With the renewal of American Idol for a fifth season on ABC and 20 seasons altogether, comes the opportunity to audition for the show. Checking out the eligibility page, not much has changed. Hopefuls must be born on or between June 2, 1992 and September 1, 2006 to be eligible. In other words, contestants must be between the ages of 15 and 29 when they compete on the show.
Any eligible American Idol alum who didn’t win the show is welcome to audition!
But there is ONE significant change. The @IdolSpoiler was correct–ANY former contestant who meets the eligibility requirements and who didn’t WIN the show, can audition again. It’s rule three in the eligibility requirement rules: “You are ineligible to participate in the Program if you competed in any previous season of American Idol and placed first in the competition.”
But although Top 11+ have been eligible to audition again, none have made the live shows
Actually, the rules, at least through the ABC era, allowed hopefuls who met the eligibility requirements outside of the Top 10 to audition again.
And I think it’s important to note that despite Top 24-Top 11 contestants being eligible to return, nobody from that group has made it back on to the live shows, or had significant air time in subsequent seasons.
Correction: Alyssa Raghu made The Top 24 in 2016 and subsequently finished in eighth place in 2017
American Idol even cut season 17 winner, Laine Hardy, at the Top 40 during season 16. For fans worried the upcoming seasons will be full of runners-up like Arthur Gunn, who won the comeback–I don’t think so.
Sign a contract post show? An alum may not be eligible
Many alums enter into contracts post-show that would prohibit them from participating on Idol. Exclusive recording, merchandising, touring, music publishing, songwriting or agency contracts can prohibit a hopeful from participating again.
Also, hopefuls who are affiliated with 19 Entertainment, ABC, Disney or any of their affiliates are disqualified from participating. And that rule also covers Top 10 alums like Francisco Martin, Dillon James, Julia Gargano, Alejandro Aranda, and more who signed to 19 Recordings.
American Idol keeping its options open–probably
Idol probably wants to keep their options open to throw in curve balls. At the very least, the new rule will likely force alums to run the American Idol gauntlet alongside the newbies. That’s in contrast to the Comeback, which dropped Top 20 contestants into the competition before the Top 10. For instance, if season 16 runner-up Caleb Lee Hutchinson makes the show again, he’ll probably have to run the Idol gauntlet once more, from the very beginning. I doubt there are many runners-up who would want to endure the grind again.
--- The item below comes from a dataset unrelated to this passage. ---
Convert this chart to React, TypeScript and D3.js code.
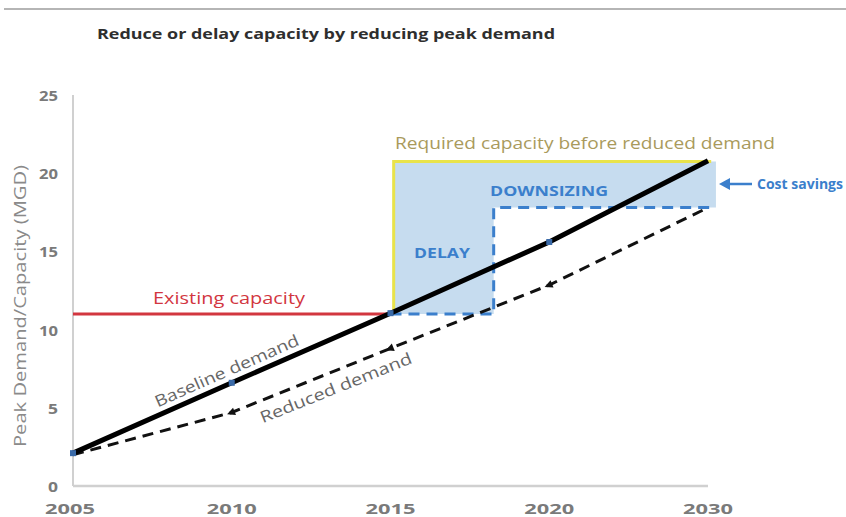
import React from "react";
import * as d3 from "d3";

const yearLabels = ["2005", "2010", "2015", "2020", "2030"];
const baselineDemand = [2.1, 6.6, 11.05, 15.6, 20.8];
const reducedDemand = [2.0, 4.7, 8.8, 12.85, 17.8];
const yTicks = [0, 5, 10, 15, 20, 25];
const existingCapacity = 11.0;
const requiredCapacity = 20.75;
const downsizedCapacity = 17.8;
// positions along the category index (0 = 2005 ... 4 = 2030)
const capacityNeededIndex = 2.02;
const delayedBuildIndex = 2.65;
const horizonIndex = 4.05;

const W = 846;
const H = 517;

export default function App() {
  const x = d3.scaleLinear().domain([0, 4]).range([73, 708]);
  const y = d3.scaleLinear().domain([0, 25]).range([486, 95]);

  const line = d3
    .line<number>()
    .x((_, i) => x(i))
    .y((d) => y(d));

  const fillPts: [number, number][] = [
    [capacityNeededIndex, requiredCapacity],
    [horizonIndex, requiredCapacity],
    [horizonIndex, downsizedCapacity],
    [delayedBuildIndex, downsizedCapacity],
    [delayedBuildIndex, existingCapacity],
    [capacityNeededIndex, existingCapacity],
  ];
  const area = d3
    .line<[number, number]>()
    .x((d) => x(d[0]))
    .y((d) => y(d[1]));

  const stepPts: [number, number][] = [
    [capacityNeededIndex - 0.02, existingCapacity],
    [delayedBuildIndex, existingCapacity],
    [delayedBuildIndex, downsizedCapacity],
    [horizonIndex, downsizedCapacity],
  ];
  const yellowPts: [number, number][] = [
    [capacityNeededIndex, existingCapacity],
    [capacityNeededIndex, requiredCapacity],
    [horizonIndex - 0.03, requiredCapacity],
  ];

  const angB =
    (Math.atan2(y(baselineDemand[2]) - y(baselineDemand[0]), x(2) - x(0)) * 180) / Math.PI;
  const angR =
    (Math.atan2(y(reducedDemand[3]) - y(reducedDemand[1]), x(3) - x(1)) * 180) / Math.PI;

  const grey = "#7a7a7a";
  const blue = "#3b7fcc";
  const font = "'Open Sans', 'DejaVu Sans', sans-serif";
  const sg = "spacingAndGlyphs" as const;

  return (
    <svg
      width={W}
      height={H}
      style={{ position: "absolute", left: 0, top: 0, background: "#fff" }}
      fontFamily={font}
    >
      <line x1={4} x2={W} y1={9} y2={9} stroke="#b5b5b5" strokeWidth={2} />
      <text
        x={97}
        y={39}
        fontSize={15}
        fontWeight={700}
        fill="#2e2e2e"
        textLength={458}
        lengthAdjust={sg}
      >
        Reduce or delay capacity by reducing peak demand
      </text>

      {/* fill */}
      <path d={area(fillPts)! + "Z"} fill="#c6dcef" />

      {/* axes */}
      <line x1={x(0)} x2={x(0)} y1={y(25)} y2={y(0)} stroke="#d0d0d0" strokeWidth={2} />
      <line x1={x(0)} x2={x(4)} y1={y(0)} y2={y(0)} stroke="#d0d0d0" strokeWidth={2.5} />
      {yTicks.map((t) => (
        <text
          key={t}
          x={58}
          y={y(t) + 6}
          textAnchor="end"
          fontSize={15}
          fontWeight={700}
          fill={grey}
          textLength={t >= 10 ? 19 : 10}
          lengthAdjust={sg}
        >
          {t}
        </text>
      ))}
      {yearLabels.map((l, i) => (
        <text
          key={l}
          x={x(i) - (i === 0 ? 3 : 0)}
          y={514}
          textAnchor="middle"
          fontSize={15}
          fontWeight={700}
          fill={grey}
          textLength={50}
          lengthAdjust={sg}
        >
          {l}
        </text>
      ))}
      <text
        transform={`translate(26,${306}) rotate(-90)`}
        textAnchor="middle"
        fontSize={17}
        fill="#8a8a8a"
        textLength={282}
        lengthAdjust={sg}
      >
        Peak Demand/Capacity (MGD)
      </text>

      {/* existing capacity */}
      <line
        x1={x(0)}
        x2={x(2)}
        y1={y(existingCapacity)}
        y2={y(existingCapacity)}
        stroke="#d2363f"
        strokeWidth={3}
      />
      <text
        x={153}
        y={304}
        fontSize={16}
        fill="#d2363f"
        textLength={152}
        lengthAdjust={sg}
      >
        Existing capacity
      </text>

      {/* required capacity */}
      <path d={area(yellowPts)!} fill="none" stroke="#e9e34a" strokeWidth={3} />
      <text
        x={395}
        y={149}
        fontSize={16}
        fill="#a99a5c"
        textLength={380}
        lengthAdjust={sg}
      >
        Required capacity before reduced demand
      </text>

      {/* downsized step */}
      <path
        d={area(stepPts)!}
        fill="none"
        stroke={blue}
        strokeWidth={3}
        strokeDasharray="11,7"
      />

      {/* reduced demand */}
      <path
        d={line(reducedDemand)!}
        fill="none"
        stroke="#111"
        strokeWidth={3}
        strokeDasharray="11,7"
      />
      {reducedDemand.slice(1, 4).map((d, i) => (
        <path
          key={i}
          d="M-5,0 L3,-4 L3,4 Z"
          transform={`translate(${x(i + 1)},${y(d)}) rotate(${angR})`}
          fill="#111"
        />
      ))}

      {/* baseline demand */}
      <path d={line(baselineDemand)!} fill="none" stroke="#000" strokeWidth={5} />
      {baselineDemand.slice(0, 4).map((d, i) => (
        <rect
          key={i}
          x={x(i) - 3}
          y={y(d) - 3}
          width={6}
          height={6}
          fill="#3a6aa8"
        />
      ))}

      {/* labels */}
      <text
        transform={`translate(229,376) rotate(${angB})`}
        textAnchor="middle"
        fontSize={16}
        fill="#666"
        textLength={156}
        lengthAdjust={sg}
      >
        Baseline demand
      </text>
      <text
        transform={`translate(338,393) rotate(${angR})`}
        textAnchor="middle"
        fontSize={16}
        fill="#666"
        textLength={162}
        lengthAdjust={sg}
      >
        Reduced demand
      </text>
      <text
        x={490}
        y={196}
        fontSize={14}
        fontWeight={700}
        fill={blue}
        textLength={118}
        lengthAdjust={sg}
      >
        DOWNSIZING
      </text>
      <text
        x={414}
        y={258}
        fontSize={14}
        fontWeight={700}
        fill={blue}
        textLength={56}
        lengthAdjust={sg}
      >
        DELAY
      </text>
      <line x1={726} x2={752} y1={184} y2={184} stroke={blue} strokeWidth={2.5} />
      <path d="M719,184 L730,178 L730,190 Z" fill={blue} />
      <text x={757} y={189} fontSize={14} fontWeight={700} fill={blue}>
        Cost savings
      </text>
    </svg>
  );
}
Here’s an interesting idea: What if a former contestant, say from the FOX era, who competed as an underbaked teenager comes back years later with more experience and skill? That could be intriguing.
A list of age eligible American Idol alums who can audition again
A commenter came up with an exhaustive list of eligible contestants that’s mindful of singers aging out (but not their contracts). It’s a long list! Check it out HERE. Country singer, Aaron Kelly, who competed on season 9 as a 17 year old is still pursuing a music career. Certainly, he’s honed his musical abilities during the past decade! Also from that season, Haeley Vaughn, who had tons of personality…but so not ready to compete. The point is, I would not rule out bringing back a Top 10 contestant from another season. Now should La’Porsha Renae (she’s eligible!) the runner-up from season 15 audition again? Idol should disqualify any contestants who made it so far in the competition that they competed in every single live show during their season.
What do you think? Should American Idol cast more runners-up like Arthur Gunn on the live shows? Who would you like to see return?